By DANNIELLE ROBINSON
THE Federal Government should think through its plan to resurrect its binge-drinking tax after it failed to pass in the Senate.
It also plans not to return any of the revenue it has already collected.
This alone raises some issues. Should the Government be able to use retrospective legislation powers to collect tax revenue before the Parliament gives assent? Should the Government use ‘sin taxes’ in an attempt to control or modify the behaviour of Australians?
The alcopop tax revival follows a year of debate by Government, industry, health groups and the public. Opinions are divided as to whether the tax will be successful or whether it is a case of “money grabbing”.
Federal taxes on pre-mixed alcoholic drinks, alcopops, were increased by 70 per cent last year under a Government plan to tackle binge-drinking among teenagers, particularly girls. Under the increase, the excise on alcopops leapt from $39.36 per litre of alcohol content to $66.67 to address binge-drinking among people aged 12 to 17..
In any given week, approximately one in ten of them are binge-drinking.
The tax seeks to price alcopops out of the reach of teenagers. However, the Government should be targeting all alcohol consumption by under-age drinkers.
Under-age binge-drinking raises a number of questions. Who is selling or supplying alcohol to under-age drinkers? Are current laws not being enforced strongly enough? Would increasing fines for sale or supplying of alcohol to under-age people act as a stronger deterrent?
Many issues need to be addressed to prevent under-age binge-drinking, including increased education, changing Australia’s alcohol culture and better enforcement of penalties for sale or supply to under-age people.
The tax seeks to prevent binge-drinking by increasing the price of alcopops but does nothing to prevent the purchase of beer, wine or straight spirits. Simple consumer behaviour dictates that young people, when faced with a choice between a newly high-taxed, expensive alcoholic product and a cheaper alcoholic product, will move towards the cheaper product.
And sugary-mixed drinks similar to alcopops are easy to make. Add soft drink, fruit juice or energy drink to a straight spirit and you have an instant alcopop. This is a problem. Self-mixing drinks can make it difficult to know how much alcohol is being consumed because when most people pour much stronger drinks than the dose in an alcopop.
The Distilled Spirits Industry Council of Australia (DSICA) has claimed that a switch from purchasing pre-mixed drinks in cans or bottles to open beverages can put women at increased risk of drink spiking. The alcopop tax-hike conflicts with the Federal Government’s own National Drug Strategy public education campaign which states “…the public be encouraged to drink bottled or canned beverages at licensed premises to make drink-spiking more difficult”.
Statistics released by DSICA funded studies and anecdotal evidence suggests that the tax has failed to prevent binge drinking. Studies conducted by the Government and various health groups, who will benefit from extra funding if the tax is passed, present strong evidence that the tax is successful. So who do you believe?

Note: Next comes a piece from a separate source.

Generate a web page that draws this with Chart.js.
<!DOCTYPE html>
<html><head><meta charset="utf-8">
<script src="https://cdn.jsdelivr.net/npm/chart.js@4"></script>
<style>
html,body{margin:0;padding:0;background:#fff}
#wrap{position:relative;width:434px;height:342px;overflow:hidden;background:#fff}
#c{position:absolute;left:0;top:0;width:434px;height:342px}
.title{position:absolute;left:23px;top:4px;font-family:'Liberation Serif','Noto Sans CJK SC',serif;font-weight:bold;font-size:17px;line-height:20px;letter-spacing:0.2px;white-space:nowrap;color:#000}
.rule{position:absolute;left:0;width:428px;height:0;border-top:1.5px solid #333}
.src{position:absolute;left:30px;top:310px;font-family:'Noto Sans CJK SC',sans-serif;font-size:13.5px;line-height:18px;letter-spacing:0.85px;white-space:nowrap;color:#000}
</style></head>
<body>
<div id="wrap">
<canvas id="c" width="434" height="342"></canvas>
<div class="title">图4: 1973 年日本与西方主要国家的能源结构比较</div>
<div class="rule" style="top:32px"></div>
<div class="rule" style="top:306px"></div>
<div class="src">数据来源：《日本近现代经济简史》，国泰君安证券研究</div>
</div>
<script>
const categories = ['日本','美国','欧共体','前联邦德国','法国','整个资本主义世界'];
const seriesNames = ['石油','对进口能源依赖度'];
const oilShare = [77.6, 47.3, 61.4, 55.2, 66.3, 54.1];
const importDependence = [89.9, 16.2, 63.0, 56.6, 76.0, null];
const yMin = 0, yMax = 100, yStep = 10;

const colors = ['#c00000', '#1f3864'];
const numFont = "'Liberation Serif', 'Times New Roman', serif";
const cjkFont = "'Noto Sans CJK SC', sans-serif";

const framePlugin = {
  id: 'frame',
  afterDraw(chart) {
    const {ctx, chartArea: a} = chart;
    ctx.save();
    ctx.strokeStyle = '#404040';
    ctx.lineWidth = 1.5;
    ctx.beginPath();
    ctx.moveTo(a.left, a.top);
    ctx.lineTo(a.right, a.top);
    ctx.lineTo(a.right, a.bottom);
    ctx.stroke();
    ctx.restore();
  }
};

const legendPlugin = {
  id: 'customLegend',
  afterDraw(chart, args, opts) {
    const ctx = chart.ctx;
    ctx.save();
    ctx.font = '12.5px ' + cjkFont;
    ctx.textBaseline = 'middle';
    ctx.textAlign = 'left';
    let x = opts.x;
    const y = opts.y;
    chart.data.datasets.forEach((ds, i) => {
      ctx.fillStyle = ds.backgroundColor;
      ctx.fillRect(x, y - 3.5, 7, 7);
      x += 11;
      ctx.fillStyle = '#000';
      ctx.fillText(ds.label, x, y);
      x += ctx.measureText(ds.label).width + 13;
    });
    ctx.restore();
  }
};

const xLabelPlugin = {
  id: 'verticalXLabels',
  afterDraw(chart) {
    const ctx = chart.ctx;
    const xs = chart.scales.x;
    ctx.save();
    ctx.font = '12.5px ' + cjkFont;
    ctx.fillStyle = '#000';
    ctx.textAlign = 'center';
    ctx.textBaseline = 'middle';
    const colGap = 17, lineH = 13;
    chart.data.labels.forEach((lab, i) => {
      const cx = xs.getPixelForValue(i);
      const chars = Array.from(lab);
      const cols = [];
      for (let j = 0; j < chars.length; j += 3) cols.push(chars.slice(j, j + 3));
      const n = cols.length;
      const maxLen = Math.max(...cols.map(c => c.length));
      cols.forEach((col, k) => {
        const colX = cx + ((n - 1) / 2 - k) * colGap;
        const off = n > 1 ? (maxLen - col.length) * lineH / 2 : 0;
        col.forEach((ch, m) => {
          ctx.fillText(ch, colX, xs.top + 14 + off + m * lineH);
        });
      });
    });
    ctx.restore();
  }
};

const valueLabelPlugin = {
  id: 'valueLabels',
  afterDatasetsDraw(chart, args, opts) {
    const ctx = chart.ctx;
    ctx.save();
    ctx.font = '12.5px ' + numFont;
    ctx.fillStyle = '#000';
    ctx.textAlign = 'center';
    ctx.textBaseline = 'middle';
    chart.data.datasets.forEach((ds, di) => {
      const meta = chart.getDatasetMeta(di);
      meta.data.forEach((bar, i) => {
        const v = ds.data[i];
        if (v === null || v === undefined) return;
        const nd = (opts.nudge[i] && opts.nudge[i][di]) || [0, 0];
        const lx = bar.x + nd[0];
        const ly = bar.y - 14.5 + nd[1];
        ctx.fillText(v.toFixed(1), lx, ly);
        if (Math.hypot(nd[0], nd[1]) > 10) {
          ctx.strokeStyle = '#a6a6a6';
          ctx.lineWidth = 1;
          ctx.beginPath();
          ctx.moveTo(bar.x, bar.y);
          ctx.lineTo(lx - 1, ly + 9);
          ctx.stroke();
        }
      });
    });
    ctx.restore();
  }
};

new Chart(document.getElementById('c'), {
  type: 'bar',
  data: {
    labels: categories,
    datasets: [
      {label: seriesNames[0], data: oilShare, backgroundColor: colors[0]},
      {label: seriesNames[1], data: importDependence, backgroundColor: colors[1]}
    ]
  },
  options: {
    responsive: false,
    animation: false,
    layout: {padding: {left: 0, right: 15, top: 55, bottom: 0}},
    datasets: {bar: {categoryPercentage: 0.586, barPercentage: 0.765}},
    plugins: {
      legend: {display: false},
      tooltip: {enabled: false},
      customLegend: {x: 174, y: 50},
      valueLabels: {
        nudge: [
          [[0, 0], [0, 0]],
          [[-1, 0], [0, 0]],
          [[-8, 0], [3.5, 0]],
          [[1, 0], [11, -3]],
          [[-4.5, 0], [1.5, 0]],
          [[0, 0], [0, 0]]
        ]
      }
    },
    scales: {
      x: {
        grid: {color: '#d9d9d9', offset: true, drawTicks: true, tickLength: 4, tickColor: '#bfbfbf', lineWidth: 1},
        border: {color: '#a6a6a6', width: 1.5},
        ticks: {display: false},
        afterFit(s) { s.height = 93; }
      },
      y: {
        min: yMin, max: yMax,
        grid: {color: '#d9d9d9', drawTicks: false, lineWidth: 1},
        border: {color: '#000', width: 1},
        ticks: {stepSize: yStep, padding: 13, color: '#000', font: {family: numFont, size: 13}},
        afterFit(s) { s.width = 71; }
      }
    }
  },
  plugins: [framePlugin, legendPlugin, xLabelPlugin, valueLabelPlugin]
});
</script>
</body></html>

The problem is that the organisations that control the data have a vested interest in how it is viewed. The Government wants to prove the tax is working whilst industry wants to show it’s merely a revenue-raising exercise. Furthermore, alcohol sale statistics don’t tell us which age-group is buying the alcohol so cannot be used to determine the effectiveness of the tax increase .
Access Economics released a report in February 2009 which concluded that the alcopops tax had not led to a decrease in alcohol-related hospital admissions which suggests the tax has been unsuccessful.
Other countries, including England, Ireland, Germany and Switzerland, have tried alcopop tax increases but found they failed to prevent youth binge-drinking. Alcopops were simply replaced by other forms of alcohol.
The tax will not prevent binge drinking. Instead it will provide young people with several choices.
1) Pay the higher price for alcopops and get drunk all the same.
2) Switch from alcopops to another form of alcohol and continue to drink.
3) Buy widely available illicit drugs such as ecstasy or amphetamines.
The alcopops tax is like telling kids in a lolly shop that the most popular lollies have gone up in price, but the remaining lollies are still available for the same price. Would this would stop kids buying lollies?